The New Zealand dollar tumbled.
Governor Graeme Wheeler lowered the official cash rate in a closely watched decision where markets were largely split on whether he would cut rates now or later, saying a more pronounced slump in export prices than expected and the prospect of waning consumer demand on increasing petrol prices threatened to keep a lid on already low inflation.
"The weaker prospects for dairy prices and the recent rises in petrol prices will slow income and demand growth and increase the risk that the return of inflation to the mid-point would be delayed," Wheeler said in Wellington. "A reduction in the OCR is appropriate given low inflationary pressures and the expected weakening in demand, and to ensure that medium-term inflation converges towards the middle of the target range."
"We expect further easing may be appropriate."
The New Zealand dollar fell as low as 70.11 US cents, from 72.07 cents immediately before the decision was released at 9am. It was recently trading at 70.52 US cents. The trade-weighted index dropped as low as 73.10 and was recently at 73.52 from 74.99 before the statement.
"We were surprised by the RBNZ's early cut - this is the first RBNZ move that was not clearly signalled ahead of time since the 2011 post-earthquake cut, and before that, since 2005," said Dominick Stephens, chief economist at Westpac Bank.
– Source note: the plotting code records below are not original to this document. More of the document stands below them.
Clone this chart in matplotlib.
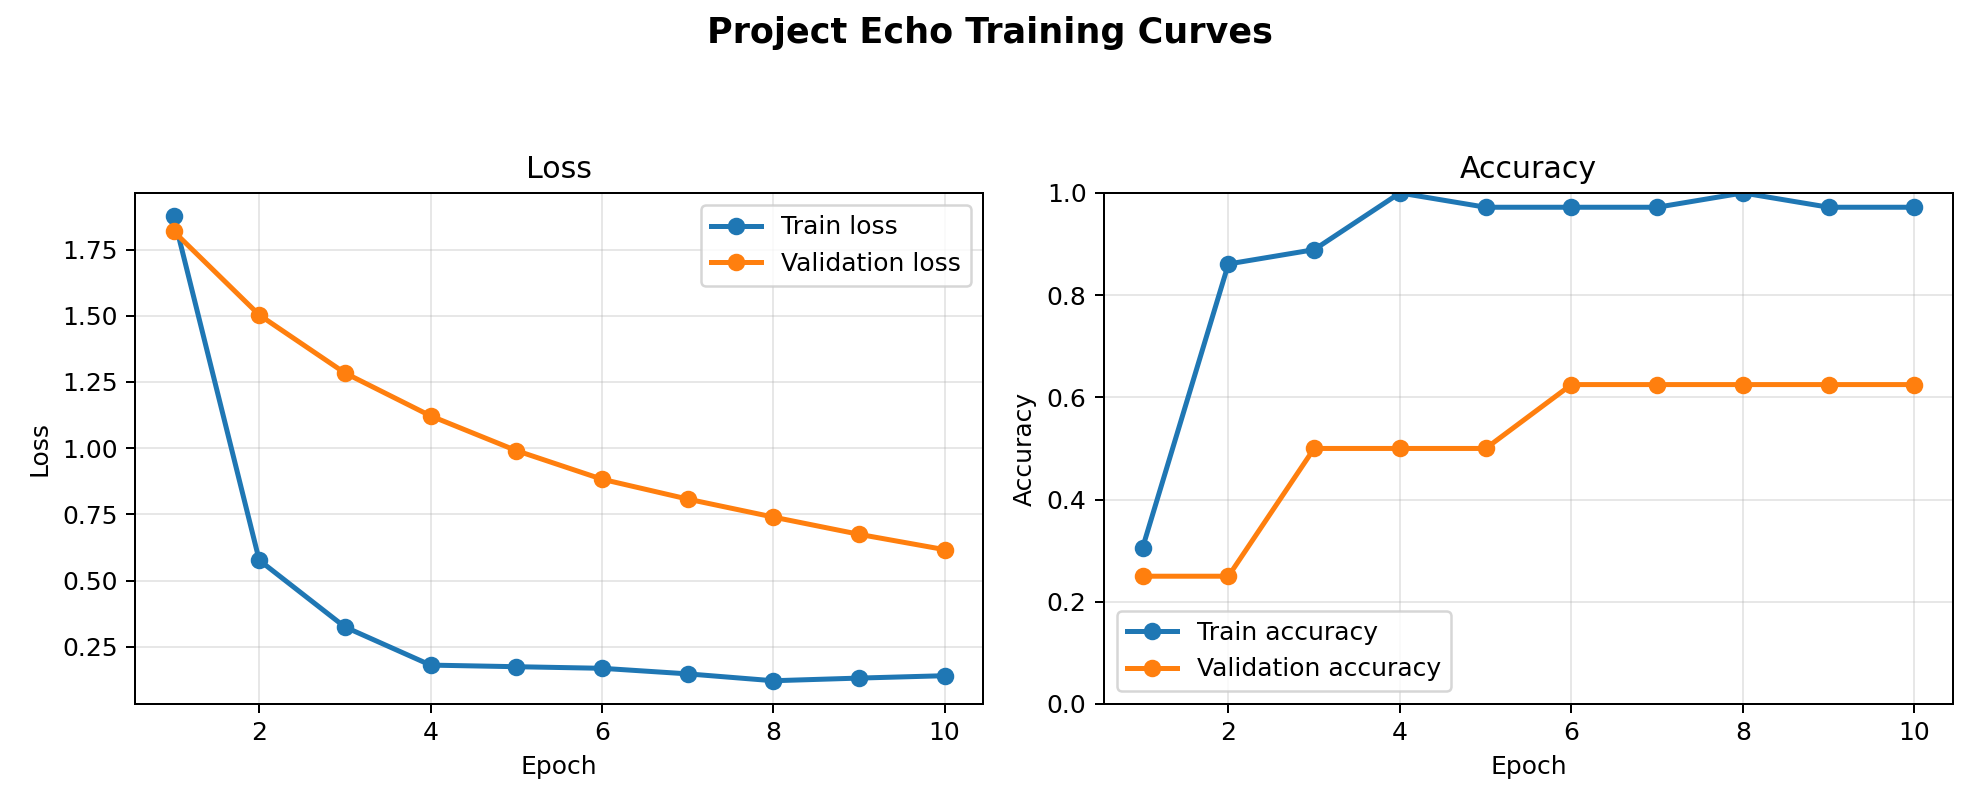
import matplotlib
matplotlib.use("Agg")
import matplotlib.pyplot as plt

# 训练曲线数据
epochs = [1, 2, 3, 4, 5, 6, 7, 8, 9, 10]
train_loss = [1.876, 0.577, 0.325, 0.181, 0.175, 0.169, 0.148, 0.122, 0.132, 0.141]
val_loss = [1.819, 1.503, 1.284, 1.122, 0.991, 0.883, 0.808, 0.740, 0.675, 0.617]
train_acc = [0.306, 0.861, 0.889, 1.0, 0.972, 0.972, 0.972, 1.0, 0.972, 0.972]
val_acc = [0.25, 0.25, 0.5, 0.5, 0.5, 0.625, 0.625, 0.625, 0.625, 0.625]

fig, (ax1, ax2) = plt.subplots(1, 2, figsize=(11, 4.5), dpi=180)

# Loss
ax1.plot(epochs, train_loss, marker="o", linewidth=2, label="Train loss")
ax1.plot(epochs, val_loss, marker="o", linewidth=2, label="Validation loss")
ax1.set_title("Loss", fontsize=12)
ax1.set_xlabel("Epoch")
ax1.set_ylabel("Loss")
ax1.grid(True, alpha=0.3)
ax1.legend(loc="upper right")

# Accuracy
ax2.plot(epochs, train_acc, marker="o", linewidth=2, label="Train accuracy")
ax2.plot(epochs, val_acc, marker="o", linewidth=2, label="Validation accuracy")
ax2.set_title("Accuracy", fontsize=12)
ax2.set_xlabel("Epoch")
ax2.set_ylabel("Accuracy")
ax2.set_ylim(0, 1)
ax2.grid(True, alpha=0.3)
ax2.legend(loc="lower left")

fig.suptitle("Project Echo Training Curves", fontsize=14, fontweight="bold")

ax1.set_position([0.0682, 0.1309, 0.4283, 0.6309])
ax2.set_position([0.5576, 0.1309, 0.4288, 0.6309])

fig.savefig("out.png", dpi=180)
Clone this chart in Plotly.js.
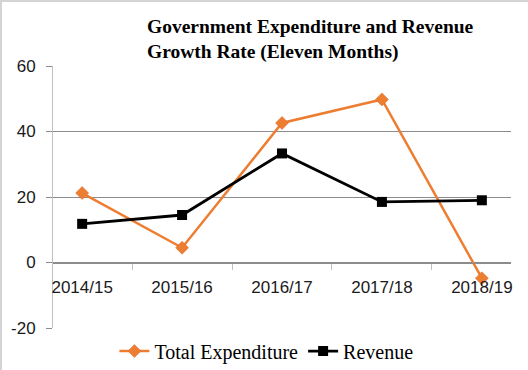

"Markets were similarly surprised - the exchange rate fell almost two cents and two-year swap rates fell 17 basis points," he said. One consequence could be a further drop in fixed mortgage rates, which will stimulate the housing market."
Just six of 16 economists forecast today's rate cut.
Before the announcement, traders had been pricing in a 40 percent chance Wheeler would reduce the benchmark rate for the first time since the March 2011 emergency cut in response to the Canterbury earthquake.